-- EXERCISE MATERIAL start --

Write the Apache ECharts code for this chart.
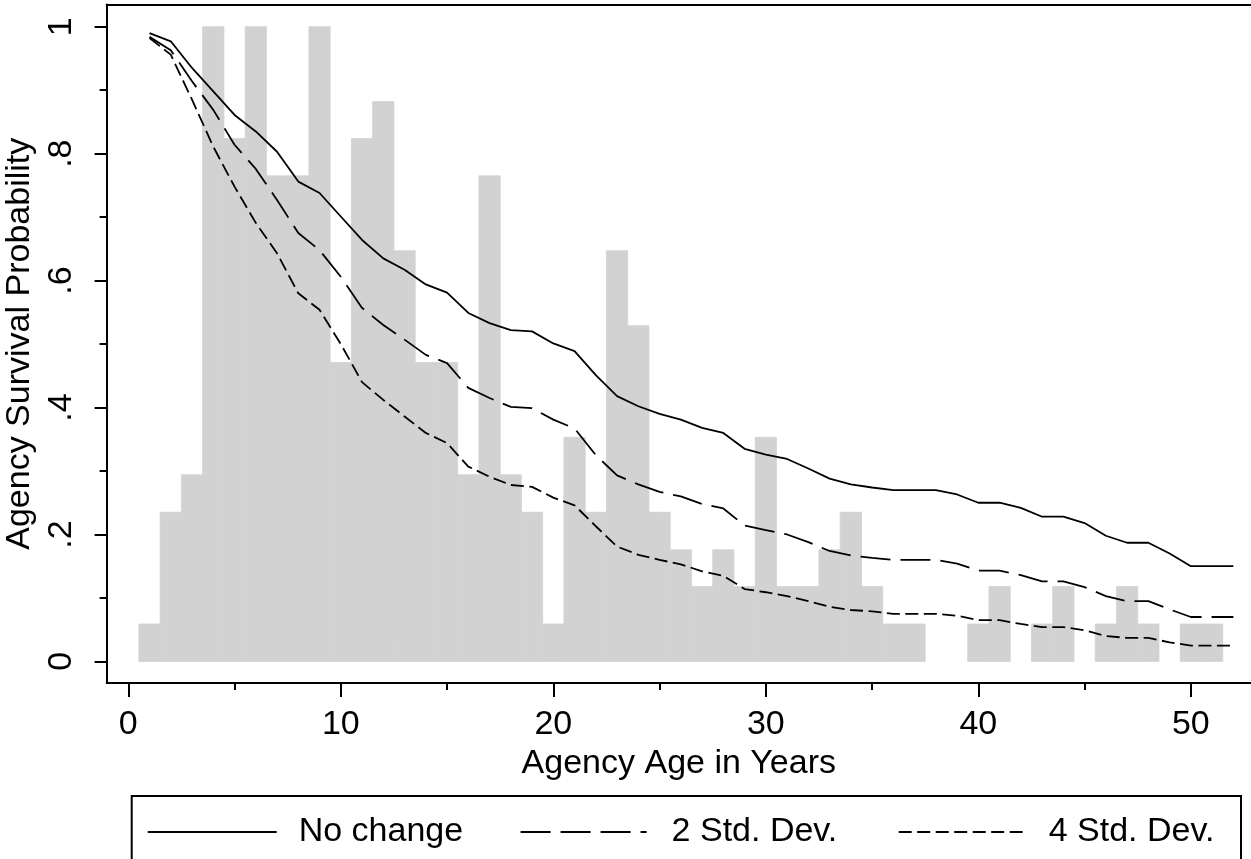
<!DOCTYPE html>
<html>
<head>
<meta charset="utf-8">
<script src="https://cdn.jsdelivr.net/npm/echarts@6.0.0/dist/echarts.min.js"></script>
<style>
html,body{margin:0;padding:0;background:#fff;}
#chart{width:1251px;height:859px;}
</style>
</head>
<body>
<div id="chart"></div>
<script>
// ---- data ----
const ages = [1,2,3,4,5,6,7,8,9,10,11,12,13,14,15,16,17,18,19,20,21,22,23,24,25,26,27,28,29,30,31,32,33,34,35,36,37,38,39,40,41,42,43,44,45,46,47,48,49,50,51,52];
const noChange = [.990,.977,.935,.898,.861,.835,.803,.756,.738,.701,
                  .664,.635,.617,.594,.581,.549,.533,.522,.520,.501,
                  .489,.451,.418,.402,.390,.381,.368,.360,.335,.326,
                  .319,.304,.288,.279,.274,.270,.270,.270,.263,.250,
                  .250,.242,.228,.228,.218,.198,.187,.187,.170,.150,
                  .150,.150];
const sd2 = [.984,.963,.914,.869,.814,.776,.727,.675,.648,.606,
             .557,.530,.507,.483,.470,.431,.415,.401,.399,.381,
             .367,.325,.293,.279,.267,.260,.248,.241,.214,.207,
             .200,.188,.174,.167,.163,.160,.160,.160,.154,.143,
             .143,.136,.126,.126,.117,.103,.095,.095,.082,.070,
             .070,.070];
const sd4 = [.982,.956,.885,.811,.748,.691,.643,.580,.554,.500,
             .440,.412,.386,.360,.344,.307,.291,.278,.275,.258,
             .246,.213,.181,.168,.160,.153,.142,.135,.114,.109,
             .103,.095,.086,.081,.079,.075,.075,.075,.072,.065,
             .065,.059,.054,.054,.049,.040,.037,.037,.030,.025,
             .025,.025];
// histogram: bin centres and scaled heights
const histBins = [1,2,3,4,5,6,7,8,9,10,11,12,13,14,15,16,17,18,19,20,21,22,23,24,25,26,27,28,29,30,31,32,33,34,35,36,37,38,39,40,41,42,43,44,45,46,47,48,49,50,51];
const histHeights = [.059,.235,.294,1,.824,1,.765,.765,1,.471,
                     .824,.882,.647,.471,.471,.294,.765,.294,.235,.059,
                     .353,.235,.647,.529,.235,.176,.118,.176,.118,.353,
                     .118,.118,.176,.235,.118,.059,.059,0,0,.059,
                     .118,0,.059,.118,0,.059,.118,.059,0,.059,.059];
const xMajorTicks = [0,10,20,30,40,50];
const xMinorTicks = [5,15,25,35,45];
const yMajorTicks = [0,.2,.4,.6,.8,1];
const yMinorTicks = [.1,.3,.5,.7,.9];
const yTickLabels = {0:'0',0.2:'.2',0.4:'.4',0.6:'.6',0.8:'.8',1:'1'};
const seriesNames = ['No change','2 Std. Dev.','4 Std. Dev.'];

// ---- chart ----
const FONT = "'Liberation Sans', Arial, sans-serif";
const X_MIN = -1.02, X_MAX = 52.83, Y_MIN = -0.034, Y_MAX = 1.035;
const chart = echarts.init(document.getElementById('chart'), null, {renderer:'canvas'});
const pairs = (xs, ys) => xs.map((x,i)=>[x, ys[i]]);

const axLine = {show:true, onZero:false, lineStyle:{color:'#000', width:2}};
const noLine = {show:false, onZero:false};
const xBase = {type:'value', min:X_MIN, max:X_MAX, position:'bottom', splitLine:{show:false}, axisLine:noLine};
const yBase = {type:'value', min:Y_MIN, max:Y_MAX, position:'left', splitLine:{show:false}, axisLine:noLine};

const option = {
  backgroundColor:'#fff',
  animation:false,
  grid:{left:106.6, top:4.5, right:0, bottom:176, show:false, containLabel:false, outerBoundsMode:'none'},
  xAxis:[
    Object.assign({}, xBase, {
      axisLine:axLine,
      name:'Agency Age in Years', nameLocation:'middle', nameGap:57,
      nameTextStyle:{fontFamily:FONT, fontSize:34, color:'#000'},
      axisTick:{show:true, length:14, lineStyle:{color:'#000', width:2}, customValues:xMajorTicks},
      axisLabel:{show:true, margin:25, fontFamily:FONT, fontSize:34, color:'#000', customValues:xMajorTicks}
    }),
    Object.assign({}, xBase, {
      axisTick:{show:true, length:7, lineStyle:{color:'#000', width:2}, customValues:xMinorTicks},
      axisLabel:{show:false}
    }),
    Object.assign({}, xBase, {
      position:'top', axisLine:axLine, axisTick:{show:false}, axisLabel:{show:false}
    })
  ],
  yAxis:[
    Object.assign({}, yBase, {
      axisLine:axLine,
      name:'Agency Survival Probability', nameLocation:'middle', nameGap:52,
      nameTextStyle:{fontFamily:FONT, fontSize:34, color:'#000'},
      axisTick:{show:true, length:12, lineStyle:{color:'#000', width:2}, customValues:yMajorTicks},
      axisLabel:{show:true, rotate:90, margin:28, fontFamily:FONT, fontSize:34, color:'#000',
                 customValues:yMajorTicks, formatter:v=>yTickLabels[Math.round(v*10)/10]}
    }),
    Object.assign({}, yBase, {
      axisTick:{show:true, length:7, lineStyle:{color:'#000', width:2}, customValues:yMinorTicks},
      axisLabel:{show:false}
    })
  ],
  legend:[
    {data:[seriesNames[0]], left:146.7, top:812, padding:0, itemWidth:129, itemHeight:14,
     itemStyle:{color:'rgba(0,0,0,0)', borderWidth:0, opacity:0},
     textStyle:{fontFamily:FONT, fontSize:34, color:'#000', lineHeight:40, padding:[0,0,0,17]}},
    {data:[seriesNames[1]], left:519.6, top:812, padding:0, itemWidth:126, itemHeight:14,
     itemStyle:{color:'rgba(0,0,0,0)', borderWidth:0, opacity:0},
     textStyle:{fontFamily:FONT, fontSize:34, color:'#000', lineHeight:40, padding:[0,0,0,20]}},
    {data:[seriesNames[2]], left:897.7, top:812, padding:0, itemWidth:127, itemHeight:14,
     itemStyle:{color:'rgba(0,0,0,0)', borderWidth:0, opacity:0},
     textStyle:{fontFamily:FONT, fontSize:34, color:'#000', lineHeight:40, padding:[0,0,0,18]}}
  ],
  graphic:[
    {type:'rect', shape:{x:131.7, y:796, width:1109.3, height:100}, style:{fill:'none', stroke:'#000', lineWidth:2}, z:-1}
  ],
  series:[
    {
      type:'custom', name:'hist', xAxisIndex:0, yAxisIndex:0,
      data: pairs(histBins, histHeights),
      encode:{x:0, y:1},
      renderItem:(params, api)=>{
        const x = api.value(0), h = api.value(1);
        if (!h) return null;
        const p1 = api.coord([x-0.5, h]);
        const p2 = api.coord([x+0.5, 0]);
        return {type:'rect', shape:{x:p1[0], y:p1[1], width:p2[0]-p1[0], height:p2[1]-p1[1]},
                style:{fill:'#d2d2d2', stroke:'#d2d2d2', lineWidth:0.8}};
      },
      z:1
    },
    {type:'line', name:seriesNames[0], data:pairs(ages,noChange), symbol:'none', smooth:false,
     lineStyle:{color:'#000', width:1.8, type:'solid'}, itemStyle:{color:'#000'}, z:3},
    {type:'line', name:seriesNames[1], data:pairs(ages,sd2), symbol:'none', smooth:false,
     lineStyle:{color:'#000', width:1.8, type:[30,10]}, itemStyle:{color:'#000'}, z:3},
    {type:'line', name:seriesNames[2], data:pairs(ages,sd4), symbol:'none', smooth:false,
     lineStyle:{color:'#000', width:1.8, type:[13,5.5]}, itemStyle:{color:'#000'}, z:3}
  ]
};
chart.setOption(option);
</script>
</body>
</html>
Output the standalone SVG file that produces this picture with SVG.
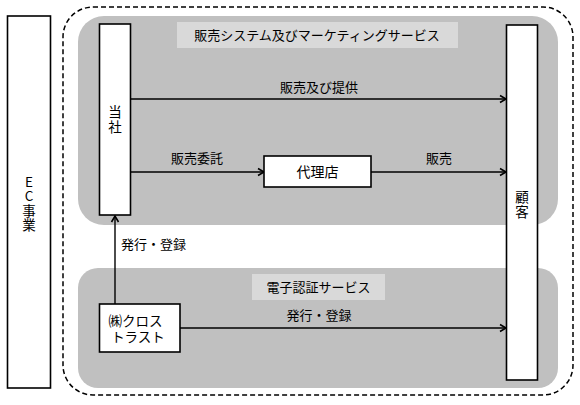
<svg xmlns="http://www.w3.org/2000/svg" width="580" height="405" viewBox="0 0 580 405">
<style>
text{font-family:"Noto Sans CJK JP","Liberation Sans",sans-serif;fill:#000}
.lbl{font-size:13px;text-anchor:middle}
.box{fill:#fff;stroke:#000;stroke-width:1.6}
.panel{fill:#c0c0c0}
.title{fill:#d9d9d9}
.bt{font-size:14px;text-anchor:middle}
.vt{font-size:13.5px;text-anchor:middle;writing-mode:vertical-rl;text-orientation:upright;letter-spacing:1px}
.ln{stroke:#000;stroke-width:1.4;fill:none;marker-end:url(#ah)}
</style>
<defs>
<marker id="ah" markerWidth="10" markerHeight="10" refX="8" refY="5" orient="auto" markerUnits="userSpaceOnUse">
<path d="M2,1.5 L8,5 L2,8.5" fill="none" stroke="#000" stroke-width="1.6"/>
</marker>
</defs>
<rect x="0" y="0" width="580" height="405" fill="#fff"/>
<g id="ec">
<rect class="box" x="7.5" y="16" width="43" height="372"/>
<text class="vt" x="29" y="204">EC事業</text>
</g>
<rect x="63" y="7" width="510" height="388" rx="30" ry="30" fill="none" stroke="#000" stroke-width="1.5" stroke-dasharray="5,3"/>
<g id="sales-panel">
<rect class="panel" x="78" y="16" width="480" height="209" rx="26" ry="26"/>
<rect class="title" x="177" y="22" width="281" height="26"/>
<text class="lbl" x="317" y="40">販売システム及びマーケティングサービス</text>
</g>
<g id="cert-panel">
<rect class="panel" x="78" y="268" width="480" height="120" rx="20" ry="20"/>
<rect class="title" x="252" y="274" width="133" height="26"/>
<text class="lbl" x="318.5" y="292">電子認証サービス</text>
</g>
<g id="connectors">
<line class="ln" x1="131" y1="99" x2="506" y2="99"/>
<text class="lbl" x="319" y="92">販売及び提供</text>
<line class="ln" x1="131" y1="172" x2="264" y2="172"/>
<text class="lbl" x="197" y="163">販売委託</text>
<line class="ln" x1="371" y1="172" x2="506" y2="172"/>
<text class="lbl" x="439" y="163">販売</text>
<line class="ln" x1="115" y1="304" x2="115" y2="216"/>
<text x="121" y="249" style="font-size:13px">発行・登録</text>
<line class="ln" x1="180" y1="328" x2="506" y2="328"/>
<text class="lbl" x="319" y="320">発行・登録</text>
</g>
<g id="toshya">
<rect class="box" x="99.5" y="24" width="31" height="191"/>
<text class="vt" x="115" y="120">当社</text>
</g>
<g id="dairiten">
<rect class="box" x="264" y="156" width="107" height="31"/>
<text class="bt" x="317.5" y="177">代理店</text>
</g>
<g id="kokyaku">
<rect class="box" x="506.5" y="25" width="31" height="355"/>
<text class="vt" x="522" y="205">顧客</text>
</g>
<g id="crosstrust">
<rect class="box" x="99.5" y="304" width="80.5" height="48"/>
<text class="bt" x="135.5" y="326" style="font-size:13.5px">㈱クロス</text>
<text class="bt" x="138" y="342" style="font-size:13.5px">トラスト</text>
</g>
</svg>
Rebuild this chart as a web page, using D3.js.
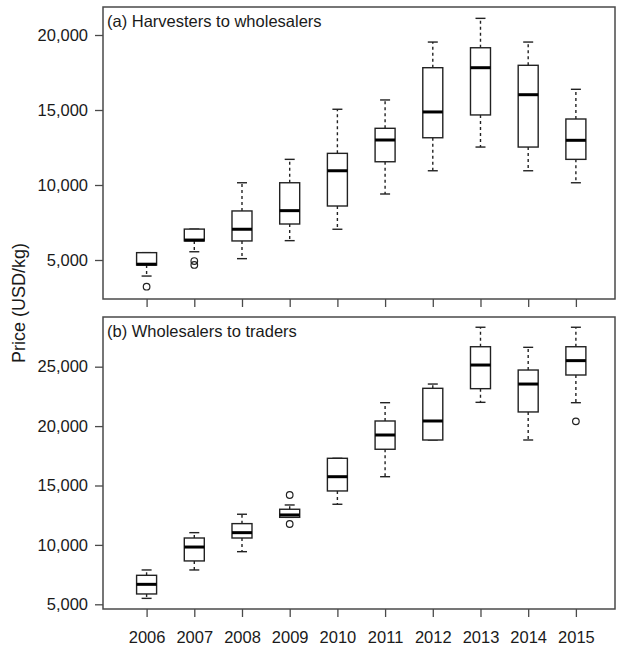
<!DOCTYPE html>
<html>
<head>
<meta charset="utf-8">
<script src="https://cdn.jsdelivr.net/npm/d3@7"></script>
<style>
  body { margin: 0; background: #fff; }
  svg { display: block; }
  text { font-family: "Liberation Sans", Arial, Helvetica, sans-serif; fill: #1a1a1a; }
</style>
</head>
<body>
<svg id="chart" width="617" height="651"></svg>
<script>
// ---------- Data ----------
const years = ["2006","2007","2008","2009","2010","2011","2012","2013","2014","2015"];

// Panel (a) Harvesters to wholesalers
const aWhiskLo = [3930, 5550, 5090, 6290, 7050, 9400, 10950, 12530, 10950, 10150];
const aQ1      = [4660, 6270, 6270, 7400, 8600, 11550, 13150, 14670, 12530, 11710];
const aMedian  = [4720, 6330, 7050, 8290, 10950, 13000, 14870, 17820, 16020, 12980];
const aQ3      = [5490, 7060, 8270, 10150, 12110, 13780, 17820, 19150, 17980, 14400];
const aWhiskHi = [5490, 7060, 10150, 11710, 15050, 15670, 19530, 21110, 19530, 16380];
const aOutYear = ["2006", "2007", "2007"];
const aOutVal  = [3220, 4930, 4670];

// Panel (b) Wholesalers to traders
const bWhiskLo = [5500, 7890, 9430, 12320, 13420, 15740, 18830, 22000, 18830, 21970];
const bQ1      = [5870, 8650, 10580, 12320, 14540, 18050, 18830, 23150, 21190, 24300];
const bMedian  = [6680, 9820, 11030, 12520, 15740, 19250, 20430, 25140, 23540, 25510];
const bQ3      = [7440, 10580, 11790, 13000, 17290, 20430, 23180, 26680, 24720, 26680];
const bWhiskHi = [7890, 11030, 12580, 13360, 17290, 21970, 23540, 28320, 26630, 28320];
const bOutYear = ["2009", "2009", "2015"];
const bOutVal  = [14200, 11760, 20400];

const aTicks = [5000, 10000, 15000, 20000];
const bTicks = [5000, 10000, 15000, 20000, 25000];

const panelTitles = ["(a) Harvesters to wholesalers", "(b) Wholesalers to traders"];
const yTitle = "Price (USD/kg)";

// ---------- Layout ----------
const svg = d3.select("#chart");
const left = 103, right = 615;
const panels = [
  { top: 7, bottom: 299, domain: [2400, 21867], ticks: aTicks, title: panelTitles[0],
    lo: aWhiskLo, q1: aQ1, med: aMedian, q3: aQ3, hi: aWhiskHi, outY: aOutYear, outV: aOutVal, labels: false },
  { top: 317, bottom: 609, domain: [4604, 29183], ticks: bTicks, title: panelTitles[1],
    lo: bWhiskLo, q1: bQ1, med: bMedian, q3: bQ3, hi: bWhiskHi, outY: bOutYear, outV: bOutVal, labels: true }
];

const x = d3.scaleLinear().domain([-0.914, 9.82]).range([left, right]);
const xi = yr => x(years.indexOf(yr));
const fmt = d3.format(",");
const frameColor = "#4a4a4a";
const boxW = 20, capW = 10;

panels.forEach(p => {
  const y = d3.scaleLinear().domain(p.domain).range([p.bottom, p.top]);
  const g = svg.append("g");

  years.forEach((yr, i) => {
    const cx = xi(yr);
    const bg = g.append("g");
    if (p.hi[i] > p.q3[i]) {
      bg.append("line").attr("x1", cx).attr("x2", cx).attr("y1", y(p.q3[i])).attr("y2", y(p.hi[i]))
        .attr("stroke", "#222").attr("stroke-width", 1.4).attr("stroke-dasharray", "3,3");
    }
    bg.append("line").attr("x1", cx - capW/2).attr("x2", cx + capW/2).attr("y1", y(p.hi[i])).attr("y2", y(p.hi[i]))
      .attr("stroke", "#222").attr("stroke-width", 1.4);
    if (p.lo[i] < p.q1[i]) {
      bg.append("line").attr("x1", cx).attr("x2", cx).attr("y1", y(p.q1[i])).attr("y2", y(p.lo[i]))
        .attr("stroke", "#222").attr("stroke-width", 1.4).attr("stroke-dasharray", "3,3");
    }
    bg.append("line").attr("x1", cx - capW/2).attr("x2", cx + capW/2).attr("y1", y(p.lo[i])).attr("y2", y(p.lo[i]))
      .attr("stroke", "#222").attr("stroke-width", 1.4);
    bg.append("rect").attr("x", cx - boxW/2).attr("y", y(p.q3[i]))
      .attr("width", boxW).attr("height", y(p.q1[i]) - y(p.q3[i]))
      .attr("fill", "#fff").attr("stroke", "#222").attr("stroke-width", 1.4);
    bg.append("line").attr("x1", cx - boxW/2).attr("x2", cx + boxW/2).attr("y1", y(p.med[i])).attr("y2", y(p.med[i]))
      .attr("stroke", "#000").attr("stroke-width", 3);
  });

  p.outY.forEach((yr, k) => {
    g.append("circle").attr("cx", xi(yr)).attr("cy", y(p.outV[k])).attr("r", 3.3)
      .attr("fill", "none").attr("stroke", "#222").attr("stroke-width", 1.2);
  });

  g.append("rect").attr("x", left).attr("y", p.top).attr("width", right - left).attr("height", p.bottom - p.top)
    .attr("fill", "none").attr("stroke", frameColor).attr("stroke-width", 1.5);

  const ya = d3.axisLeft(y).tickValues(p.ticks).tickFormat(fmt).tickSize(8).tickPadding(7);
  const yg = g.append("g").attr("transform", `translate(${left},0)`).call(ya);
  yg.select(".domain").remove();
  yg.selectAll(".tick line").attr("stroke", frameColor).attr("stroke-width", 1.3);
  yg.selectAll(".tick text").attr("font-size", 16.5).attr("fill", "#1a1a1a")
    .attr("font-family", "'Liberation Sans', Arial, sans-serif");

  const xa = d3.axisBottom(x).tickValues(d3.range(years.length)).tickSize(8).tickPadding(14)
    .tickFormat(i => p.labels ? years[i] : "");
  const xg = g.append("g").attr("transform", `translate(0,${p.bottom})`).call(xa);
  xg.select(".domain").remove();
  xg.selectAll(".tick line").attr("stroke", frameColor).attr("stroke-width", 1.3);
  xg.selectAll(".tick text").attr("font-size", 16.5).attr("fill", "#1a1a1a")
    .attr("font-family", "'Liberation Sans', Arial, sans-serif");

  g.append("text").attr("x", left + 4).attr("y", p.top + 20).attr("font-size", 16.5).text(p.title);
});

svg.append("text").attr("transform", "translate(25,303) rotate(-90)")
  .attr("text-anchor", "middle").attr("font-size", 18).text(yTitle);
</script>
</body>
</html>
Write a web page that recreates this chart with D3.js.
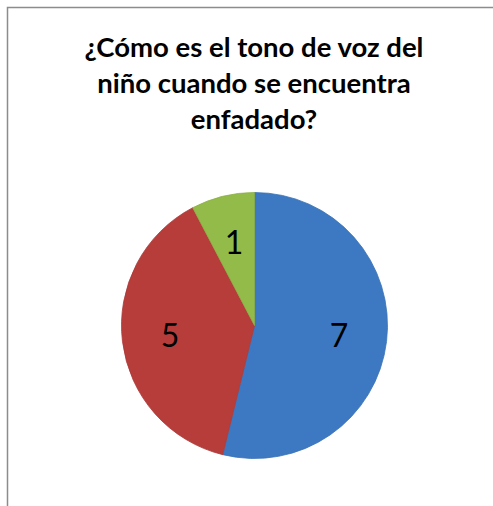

-- EXERCISE MATERIAL end --

**WHAT IS REQUIRED**
How many of the listing's lines contain "that"? Respond with a single number and nothing else.

**TASK SOLUTION**
2